Este domingo, tambores y trompetas han acompañado en Palma, en Mallorca, en España la entrada de Jesús en Jerusalén. «Id a las puertas de la ciudad, veréis un pollino, desatadlo y traedlo». Le llevan el borrico, se sube a él y pisa triunfal la vieja urbe, muchas veces levantada y destruida, capital de los judíos. «Mándalos callar», le dicen. «Si ellos callaran las piedras gritarían», responde. Se va a celebrar la Sagrada Cena. Jesús se pone un delantal para lavar los pies a los apóstoles. San Pedro se subleva. «¿Tú, Señor, lavarme los pies a mí? Calla Satanás, si no te lavo los pies no tendrás parte en mi Reino».

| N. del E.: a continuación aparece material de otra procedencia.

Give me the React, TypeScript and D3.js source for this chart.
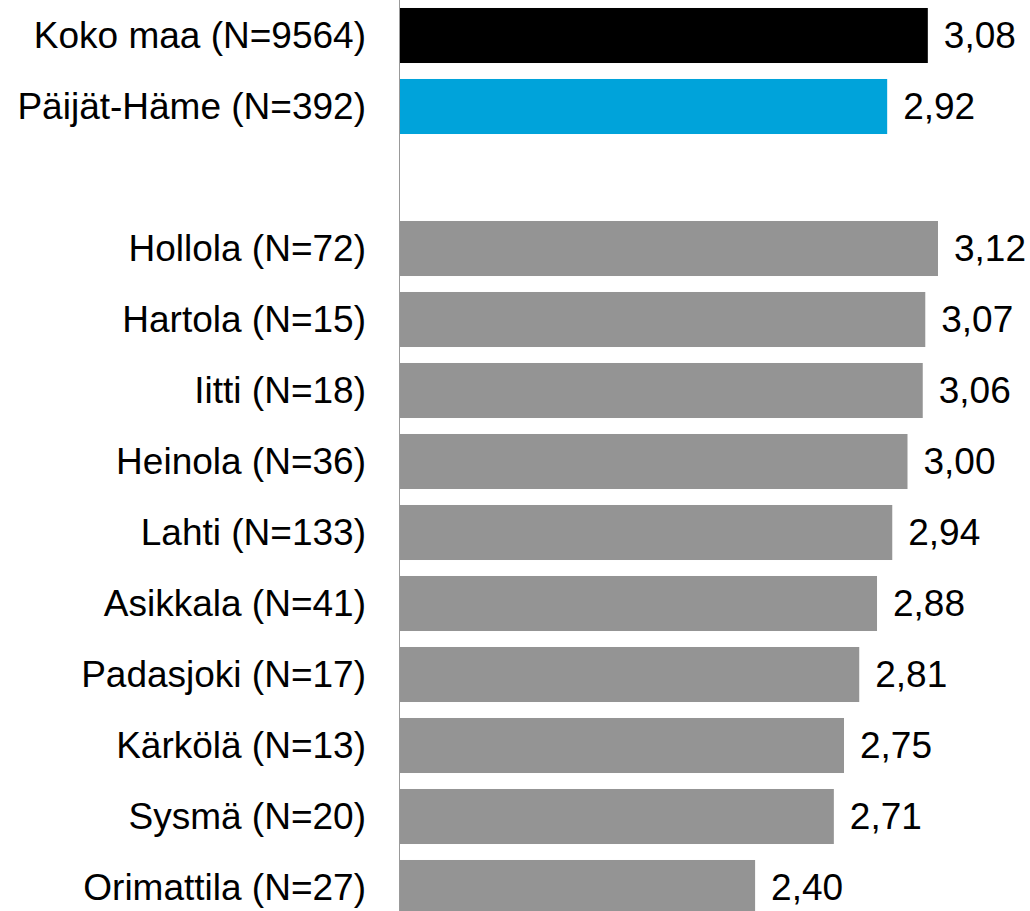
import React from "react";
import * as d3 from "d3";

const categories = [
  "Koko maa (N=9564)",
  "Päijät-Häme (N=392)",
  "",
  "Hollola (N=72)",
  "Hartola (N=15)",
  "Iitti (N=18)",
  "Heinola (N=36)",
  "Lahti (N=133)",
  "Asikkala (N=41)",
  "Padasjoki (N=17)",
  "Kärkölä (N=13)",
  "Sysmä (N=20)",
  "Orimattila (N=27)",
];
const values: (number | null)[] = [3.08, 2.92, null, 3.12, 3.07, 3.06, 3.0, 2.94, 2.88, 2.81, 2.75, 2.71, 2.4];
const colors = ["#000000", "#00a3da", "none", "#949494", "#949494", "#949494", "#949494", "#949494", "#949494", "#949494", "#949494", "#949494", "#949494"];

const W = 1030;
const H = 911;
const FS = 37;

export default function App() {
  const keys = categories.map((c, i) => `r${i}`);
  const y = d3.scaleBand<string>().domain(keys).range([0, 923]).paddingInner(0.225).paddingOuter(0.1125);
  const x = d3.scaleLinear().domain([1, 5]).range([399.5, 399.5 + 4 * 254]);
  const fmt = (v: number) => d3.format(".2f")(v).replace(".", ",");
  return (
    <div style={{ position: "fixed", left: 0, top: 0 }}>
      <svg width={W} height={H} style={{ display: "block", fontFamily: "Arial, 'Liberation Sans', sans-serif" }}>
        <rect width={W} height={H} fill="#fff" />
        {values.map((v, i) => {
          const yy = y(keys[i])!;
          const cy = yy + y.bandwidth() / 2;
          return (
            <g key={i}>
              {v !== null && (
                <>
                  <rect x={x(1)} y={yy} width={x(v) - x(1)} height={y.bandwidth()} fill={colors[i]} />
                  <text x={x(v) + 16} y={cy} dy="0.35em" fontSize={FS} fill="#000">
                    {fmt(v)}
                  </text>
                </>
              )}
              {categories[i] && (
                <text x={366} y={cy} dy="0.35em" fontSize={FS} textAnchor="end" fill="#000">
                  {categories[i]}
                </text>
              )}
            </g>
          );
        })}
        <line x1={399.5} x2={399.5} y1={0} y2={H} stroke="#999" strokeWidth={1} />
      </svg>
    </div>
  );
}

Es la fiesta de la Pascua. Jesús toma el pan, Jesús toma el vino los bendice, «el que coma de este pan y beba de este vino no morirá para siempre». Lo prenden y lo llevan a la presencia de Pilatos. «¿Eres Tú el rey de los judíos? Tú lo has dicho/…/ Yo no hallo culpa en este hombre». Pilatos lo envía a Herodes, quien lo buscaba hacía tiempo, se mofa de él, lo envía de nuevo al prefecto romano. «Yo no hallo culpa en este hombre. ¿Queréis que libere, por la Pascua, a Barrabás?». «A Barrabás no, a este». La turba ruge «crucifícalo, crucifícalo». Y Poncio Pilatos se lo entregó. Le quitaron las vestiduras, lo ataron a una columna, desnudo por las calles del Calvario recorrió su vía crucis.
En el Gólgota lo crucificaron en medio de dos ladrones. «Señor, acuérdate de mí cuando estés en Tu Reino», clama uno de los agonizantes. «En verdad te digo, hoy mismo estarás conmigo en el Paraíso», responde el Salvador. El amor de Cristo, el inconmensurable amor de Cristo, es la noticia que no tiene fin porque, cualquiera que sea nuestra imaginación rebasa toda comprensión. Más allá de todo sufrimiento, La Resurrección contiene esta promesa: Si has vivido tu dolor por mí, algún día estarás conmigo en el Paraíso.